Her turn came on the push for a $15 minimum wage in Illinois. She was lead negotiator on that effort, which will raise the wage in steps until it reaches $15. She said that is the victory she is most proud of.

CLIMATE JOBS
She was also part of the group that initiated Climate Jobs Illinois, a coalition that has worked to protect union jobs and wages, including those at Illinois’ nuclear plants.

“That coalition fought on behalf of the working people,” she said. “If we’re going to be transitioning to a new green economy – whatever that looks like – it needs to put working people first.

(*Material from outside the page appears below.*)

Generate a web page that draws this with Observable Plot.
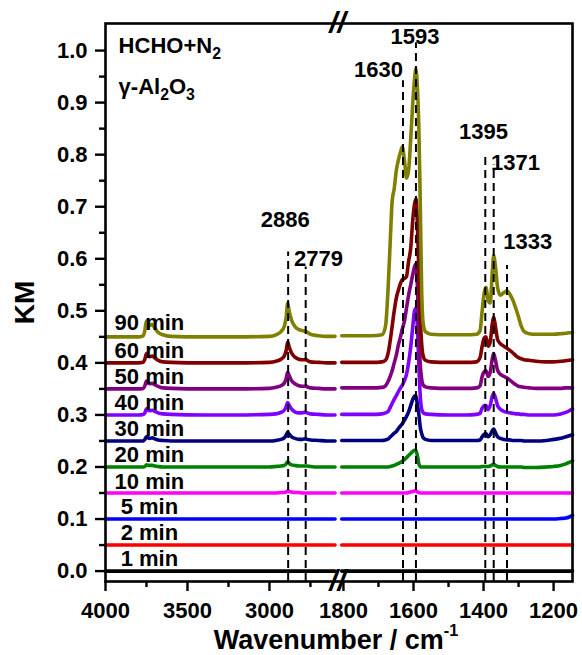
<!DOCTYPE html>
<html><head><meta charset="utf-8">
<script src="https://cdn.jsdelivr.net/npm/d3@7"></script>
<script src="https://cdn.jsdelivr.net/npm/@observablehq/plot@0.6"></script>
<style>
body{margin:0;background:#fff}
#chart{width:582px;height:655px}
</style>
</head><body><div id="chart"></div>
<script>
// ---------- data ----------
const seriesNames  = ["1 min","2 min","5 min","10 min","20 min","30 min","40 min","50 min","60 min","90 min"];
const seriesColors = ["#000000","#ff0000","#0000ff","#ff00ff","#008000","#000080","#8000ff","#800080","#800000","#808000"];

const xTickLabels = [4000,3500,3000,1800,1600,1400,1200];
const xMinorTicks = [3750,3250,2750,1700,1500,1300];
const yTickLabels = [0.0,0.1,0.2,0.3,0.4,0.5,0.6,0.7,0.8,0.9,1.0];
const yMinorTicks = [0.05,0.15,0.25,0.35,0.45,0.55,0.65,0.75,0.85,0.95];

const peakNames = ["2886","2779","1630","1593","1395","1371","1333"];
const peakWN    = [2886,2779,1630,1593,1395,1371,1333];
const peakTop   = [0.613,0.584,0.942,1.015,0.800,0.780,0.587];

// left panel (4000 - 2600 cm-1)
const leftWN = [4000,3900,3800,3770,3760,3750,3740,3730,3715,3700,
                3680,3650,3600,3400,3200,3000,2960,2930,2910,2898,
                2889,2880,2865,2845,2820,2800,2785,2779,2770,2750,
                2700,2650,2600];
const L90 = [0.450,0.450,0.450,0.452,0.462,0.481,0.473,0.472,0.474,0.467,
             0.459,0.454,0.451,0.450,0.450,0.451,0.454,0.460,0.470,0.487,
             0.515,0.500,0.482,0.470,0.464,0.462,0.461,0.461,0.459,0.455,
             0.452,0.451,0.451];
const L60 = [0.400,0.400,0.400,0.401,0.407,0.418,0.413,0.412,0.413,0.410,
             0.405,0.402,0.401,0.400,0.400,0.401,0.403,0.407,0.413,0.424,
             0.440,0.431,0.419,0.411,0.407,0.406,0.406,0.407,0.405,0.402,
             0.401,0.400,0.400];
const L50 = [0.350,0.350,0.350,0.351,0.356,0.365,0.361,0.360,0.361,0.358,
             0.355,0.352,0.351,0.350,0.350,0.351,0.353,0.356,0.361,0.370,
             0.382,0.376,0.366,0.360,0.356,0.355,0.355,0.356,0.354,0.352,
             0.351,0.350,0.350];
const L40 = [0.300,0.300,0.300,0.301,0.304,0.312,0.309,0.308,0.309,0.307,
             0.304,0.302,0.301,0.300,0.300,0.301,0.302,0.305,0.309,0.316,
             0.324,0.319,0.311,0.306,0.304,0.304,0.305,0.305,0.304,0.302,
             0.301,0.300,0.300];
const L30 = [0.250,0.250,0.250,0.250,0.253,0.258,0.256,0.255,0.256,0.254,
             0.252,0.251,0.250,0.250,0.250,0.250,0.251,0.253,0.256,0.261,
             0.267,0.263,0.258,0.255,0.253,0.253,0.254,0.254,0.253,0.252,
             0.251,0.250,0.250];
const L20 = [0.200,0.200,0.200,0.200,0.201,0.204,0.203,0.203,0.203,0.202,
             0.201,0.200,0.200,0.200,0.200,0.200,0.201,0.202,0.203,0.206,
             0.210,0.207,0.204,0.203,0.202,0.202,0.202,0.202,0.202,0.201,
             0.200,0.200,0.200];
const L10 = [0.150,0.150,0.150,0.150,0.150,0.150,0.150,0.150,0.150,0.150,
             0.150,0.150,0.150,0.150,0.150,0.150,0.150,0.151,0.151,0.152,
             0.154,0.153,0.152,0.151,0.151,0.150,0.150,0.150,0.150,0.150,
             0.150,0.150,0.150];
const L5  = [0.100,0.100,0.100,0.100,0.100,0.100,0.100,0.100,0.100,0.100,
             0.100,0.100,0.100,0.100,0.100,0.100,0.100,0.100,0.100,0.100,
             0.100,0.100,0.100,0.100,0.100,0.100,0.100,0.100,0.100,0.100,
             0.100,0.100,0.100];
const L2  = [0.050,0.050,0.050,0.050,0.050,0.050,0.050,0.050,0.050,0.050,
             0.050,0.050,0.050,0.050,0.050,0.050,0.050,0.050,0.050,0.050,
             0.050,0.050,0.050,0.050,0.050,0.050,0.050,0.050,0.050,0.050,
             0.050,0.050,0.050];
const L1  = [0,0,0,0,0,0,0,0,0,0,
             0,0,0,0,0,0,0,0,0,0,
             0,0,0,0,0,0,0,0,0,0,
             0,0,0];

// right panel (1805 - 1146 cm-1)
const rightWN = [1805,1760,1720,1690,1680,1672,1666,1661,1655,1649,
                 1643,1637,1632,1626,1620,1614,1608,1602,1597,1593,
                 1589,1585,1581,1577,1573,1566,1550,1500,1450,1420,
                 1410,1404,1398,1393,1387,1381,1375,1371,1366,1360,
                 1352,1342,1333,1325,1316,1308,1300,1292,1284,1270,
                 1250,1220,1200,1180,1165,1155,1146];
const R90 = [0.452,0.452,0.452,0.454,0.470,0.550,0.640,0.710,0.735,0.770,
             0.790,0.805,0.815,0.790,0.755,0.770,0.830,0.900,0.945,0.965,
             0.930,0.860,0.720,0.550,0.480,0.460,0.455,0.454,0.454,0.455,
             0.462,0.500,0.535,0.545,0.520,0.515,0.575,0.606,0.585,0.545,
             0.530,0.535,0.538,0.532,0.520,0.505,0.488,0.470,0.460,0.456,
             0.455,0.455,0.455,0.456,0.457,0.458,0.458];
const R60 = [0.401,0.401,0.401,0.402,0.405,0.420,0.445,0.470,0.500,0.525,
             0.540,0.553,0.560,0.562,0.566,0.595,0.620,0.675,0.705,0.715,
             0.670,0.580,0.490,0.440,0.415,0.405,0.402,0.401,0.401,0.402,
             0.410,0.432,0.448,0.450,0.432,0.440,0.475,0.488,0.470,0.445,
             0.437,0.432,0.428,0.424,0.419,0.414,0.410,0.408,0.406,0.405,
             0.403,0.402,0.402,0.403,0.404,0.405,0.406];
const R50 = [0.352,0.352,0.352,0.353,0.356,0.365,0.375,0.385,0.400,0.415,
             0.435,0.450,0.465,0.480,0.505,0.530,0.550,0.570,0.585,0.590,
             0.550,0.470,0.400,0.370,0.358,0.354,0.352,0.351,0.351,0.352,
             0.356,0.374,0.383,0.385,0.374,0.382,0.408,0.418,0.405,0.386,
             0.378,0.374,0.371,0.367,0.362,0.358,0.355,0.354,0.353,0.352,
             0.351,0.351,0.351,0.351,0.352,0.352,0.352];
const R40 = [0.301,0.301,0.301,0.302,0.304,0.307,0.315,0.322,0.330,0.337,
             0.345,0.352,0.357,0.366,0.378,0.400,0.430,0.470,0.500,0.505,
             0.470,0.400,0.340,0.312,0.305,0.302,0.301,0.300,0.300,0.301,
             0.303,0.313,0.318,0.318,0.310,0.318,0.336,0.341,0.333,0.318,
             0.311,0.307,0.305,0.304,0.303,0.302,0.302,0.301,0.301,0.300,
             0.300,0.300,0.300,0.302,0.305,0.308,0.312];
const R30 = [0.251,0.251,0.251,0.251,0.252,0.254,0.258,0.261,0.265,0.268,
             0.274,0.279,0.283,0.290,0.297,0.306,0.318,0.330,0.336,0.337,
             0.320,0.303,0.278,0.265,0.257,0.253,0.251,0.251,0.251,0.251,
             0.252,0.258,0.263,0.264,0.258,0.262,0.270,0.273,0.266,0.258,
             0.255,0.253,0.252,0.252,0.251,0.251,0.251,0.251,0.250,0.250,
             0.250,0.251,0.253,0.255,0.258,0.260,0.262];
const R20 = [0.200,0.200,0.200,0.200,0.200,0.200,0.201,0.202,0.203,0.205,
             0.207,0.209,0.211,0.214,0.218,0.222,0.226,0.230,0.232,0.231,
             0.222,0.207,0.201,0.200,0.200,0.200,0.200,0.200,0.200,0.200,
             0.200,0.201,0.201,0.201,0.201,0.202,0.204,0.205,0.203,0.201,
             0.200,0.200,0.200,0.200,0.200,0.200,0.200,0.200,0.199,0.199,
             0.199,0.200,0.201,0.203,0.206,0.209,0.212];
const R10 = [0.150,0.150,0.150,0.150,0.150,0.150,0.150,0.150,0.150,0.150,
             0.150,0.150,0.150,0.150,0.150,0.151,0.152,0.153,0.154,0.154,
             0.152,0.151,0.150,0.150,0.150,0.150,0.150,0.150,0.150,0.150,
             0.150,0.150,0.150,0.150,0.150,0.150,0.150,0.150,0.150,0.150,
             0.150,0.150,0.150,0.150,0.150,0.150,0.150,0.150,0.150,0.150,
             0.150,0.150,0.150,0.150,0.150,0.150,0.150];
const R5  = [0.100,0.100,0.100,0.100,0.100,0.100,0.100,0.100,0.100,0.100,
             0.100,0.100,0.100,0.100,0.100,0.100,0.100,0.100,0.100,0.100,
             0.100,0.100,0.100,0.100,0.100,0.100,0.100,0.100,0.100,0.100,
             0.100,0.100,0.100,0.100,0.100,0.100,0.100,0.100,0.100,0.100,
             0.100,0.100,0.100,0.100,0.100,0.100,0.100,0.100,0.100,0.100,
             0.100,0.100,0.100,0.101,0.102,0.104,0.107];
const R2  = [0.050,0.050,0.050,0.050,0.050,0.050,0.050,0.050,0.050,0.050,
             0.050,0.050,0.050,0.050,0.050,0.050,0.050,0.050,0.050,0.050,
             0.050,0.050,0.050,0.050,0.050,0.050,0.050,0.050,0.050,0.050,
             0.050,0.050,0.050,0.050,0.050,0.050,0.050,0.050,0.050,0.050,
             0.050,0.050,0.050,0.050,0.050,0.050,0.050,0.050,0.050,0.050,
             0.050,0.050,0.050,0.050,0.050,0.050,0.050];
const R1  = [0,0,0,0,0,0,0,0,0,0,
             0,0,0,0,0,0,0,0,0,0,
             0,0,0,0,0,0,0,0,0,0,
             0,0,0,0,0,0,0,0,0,0,
             0,0,0,0,0,0,0,0,0,0,
             0,0,0,0,0,0,0];

const leftVals  = [L1,L2,L5,L10,L20,L30,L40,L50,L60,L90];
const rightVals = [R1,R2,R5,R10,R20,R30,R40,R50,R60,R90];

// ---------- layout ----------
const FONT = "'Liberation Sans', Arial, Helvetica, sans-serif";
const FS = 22;
const seriesLabelY = [0.009,0.060,0.110,0.158,0.209,0.260,0.309,0.3585,0.410,0.4635];
const peakLabelX = [2904,2701,1700,1596,1400,1309,1274];
const peakLabelY = [0.661,0.587,0.950,1.013,0.831,0.771,0.618];

const rows = [];
seriesNames.forEach((s, i) => {
  leftWN.forEach((w, j) => rows.push({series: s, panel: "L", wn: w, km: leftVals[i][j]}));
  rightWN.forEach((w, j) => rows.push({series: s, panel: "R", wn: w, km: rightVals[i][j]}));
});

const lineMarks = seriesNames.map((s, i) =>
  Plot.line(rows.filter(r => r.series === s), {
    x: "wn", y: "km", z: "panel", stroke: seriesColors[i],
    strokeWidth: 3.6, curve: "monotone-x", strokeLinejoin: "round"
  })
);

const peaks = peakNames.map((n, i) => ({name: n, wn: peakWN[i], top: peakTop[i], lx: peakLabelX[i], ly: peakLabelY[i]}));

const chart = Plot.plot({
  width: 582, height: 655,
  marginLeft: 105, marginRight: 10, marginTop: 23, marginBottom: 74,
  style: {fontFamily: FONT, color: "#000", background: "#fff"},
  x: {type: "linear", domain: [4000, 2585, 1817, 1146], range: [105, 337, 337, 572]},
  y: {domain: [-0.02, 1.052]},
  marks: [
    ...lineMarks,
    Plot.ruleX(peaks, {x: "wn", y1: -0.02, y2: "top", stroke: "#000", strokeWidth: 2, strokeDasharray: "8,5"}),
    Plot.frame({stroke: "#000", strokeWidth: 2.6}),
    Plot.axisY({ticks: yTickLabels, tickFormat: d3.format(".1f"), tickSize: 10, tickPadding: 8,
      fontSize: FS, fontWeight: "bold", strokeWidth: 2.4, label: null}),
    Plot.axisY({ticks: yMinorTicks, tickFormat: () => "", tickSize: 6, strokeWidth: 2.4, label: null}),
    Plot.axisX({ticks: xTickLabels, tickFormat: d => String(d), tickSize: 10, tickPadding: 11,
      fontSize: FS, fontWeight: "bold", strokeWidth: 2.4, label: null}),
    Plot.axisX({ticks: xMinorTicks, tickFormat: () => "", tickSize: 6, strokeWidth: 2.4, label: null}),
    Plot.text(peaks, {x: "lx", y: "ly", text: "name", lineAnchor: "bottom", textAnchor: "middle",
      fontSize: FS, fontWeight: "bold", fill: "#000"}),
    Plot.text(seriesNames, {x: () => 3732, y: (d, i) => seriesLabelY[i], lineAnchor: "bottom", textAnchor: "middle",
      fontSize: FS, fontWeight: "bold", fill: "#000"}),
    Plot.text(["HCHO+N_{2}", "γ-Al_{2}O_{3}"], {x: () => 3920, y: (d, i) => [0.996, 0.917][i],
      lineAnchor: "bottom", textAnchor: "start", fontSize: FS, fontWeight: "bold", fill: "#000"}),
    Plot.text(["//", "//"], {x: () => 2200, y: (d, i) => [1.052, -0.02][i], lineAnchor: "middle", textAnchor: "middle",
      fontSize: 30, fontWeight: "bold", fontStyle: "italic", fill: "#000"}),
    Plot.text(["KM"], {frameAnchor: "left", dx: -80, rotate: -90, textAnchor: "middle", lineAnchor: "middle",
      fontSize: 28, fontWeight: "bold", fill: "#000"}),
    Plot.text(["Wavenumber / cm^{-1}"], {frameAnchor: "bottom", dx: -3, dy: 67, lineAnchor: "bottom", textAnchor: "middle",
      fontSize: 27, fontWeight: "bold", fill: "#000"})
  ]
});

// rich text: subscripts and superscripts as tspans
(function richText(svg) {
  const ns = "http://www.w3.org/2000/svg";
  const getFS = el => {
    for (let n = el; n && n.getAttribute; n = n.parentNode) {
      const v = n.getAttribute("font-size");
      if (v) return parseFloat(v);
    }
    return FS;
  };
  svg.querySelectorAll("text").forEach(t => {
    const s = t.textContent;
    if (!/[_^]\{/.test(s)) return;
    const fs = getFS(t);
    while (t.firstChild) t.removeChild(t.firstChild);
    const re = /([_^])\{([^}]*)\}/g;
    let last = 0, m, cur = 0;
    const push = (str, dy, size) => {
      const ts = document.createElementNS(ns, "tspan");
      ts.textContent = str;
      if (dy) ts.setAttribute("dy", dy.toFixed(2));
      if (size) ts.setAttribute("font-size", size.toFixed(1));
      t.appendChild(ts);
    };
    while ((m = re.exec(s))) {
      if (m.index > last) { push(s.slice(last, m.index), -cur, 0); cur = 0; }
      const sub = m[1] === "_";
      const shift = sub ? 0.3 * fs : -0.45 * fs;
      push(m[2], shift - cur, (sub ? 0.72 : 0.6) * fs);
      cur = shift;
      last = re.lastIndex;
    }
    if (last < s.length) push(s.slice(last), -cur, 0);
  });
})(chart);

document.getElementById("chart").appendChild(chart);
</script>
</body></html>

So those jobs are going to be protected with prevailing wage and Project Labor Agreements.”

At the beginning of Joe Biden’s administration, she was chief of staff for the Office of Management and Budget and used the opportunity to serve working people in other ways.

“I saw the importance of the American Rescue Plan, which as you know provided the child tax credit for people. This was the first thing we’d done in decades to address child poverty in this country,” she said.

WORKING PEOPLE CAN DO BETTER
When funding for health care workers and schools to reopen was needed, every Republican in Congress voted against it. That underscored the need for strong Democrats in Congress, she said.

“I just think working people can do a lot better, and so I decided to take on this race,” she said, noting she has already been supported by the IBEW, Insulators, Carpenters, Boilermakers and Laborers.

“I’m really excited to have a broad coalition of unions,” she said. “I was the first candidate to be endorsed this cycle by the Illinois AFL-CIO. I truly believe that’s because I am union, a Labor person. And I’m going to be woking on these issues in Congress. So I’m incredibly honored to have that support.”

So far, no Republican has stepped up to run in the district, which has been competitive in the last several elections.

“I do expect to have one – I don’t think I’ll get that lucky,” she said. “I do think we’re running a great campaign on working people’s issues. I’ve raised almost $1 million since I got in.”

A BROAD COALITION
Other Democrats have stepped for her including the Madison County Democratic Party, state Reps. Jay Hoffman, Katie Stuart, Tanya Greenwood and Sen. Christopher Belt, all from the Metro-East.

“I’m really honored to have a lot of friends in this area who have endorsed my campaign,” she said. “I’m really working hard to build a broad coalition of support to finally flip this seat from red to blue.”

The Trades Council was meeting, as usual, at IBEW Local 309 in Collinsville. Tim Evans, the 309 business manager, led the council in taking a quick, unanimous vote to make the endorsement.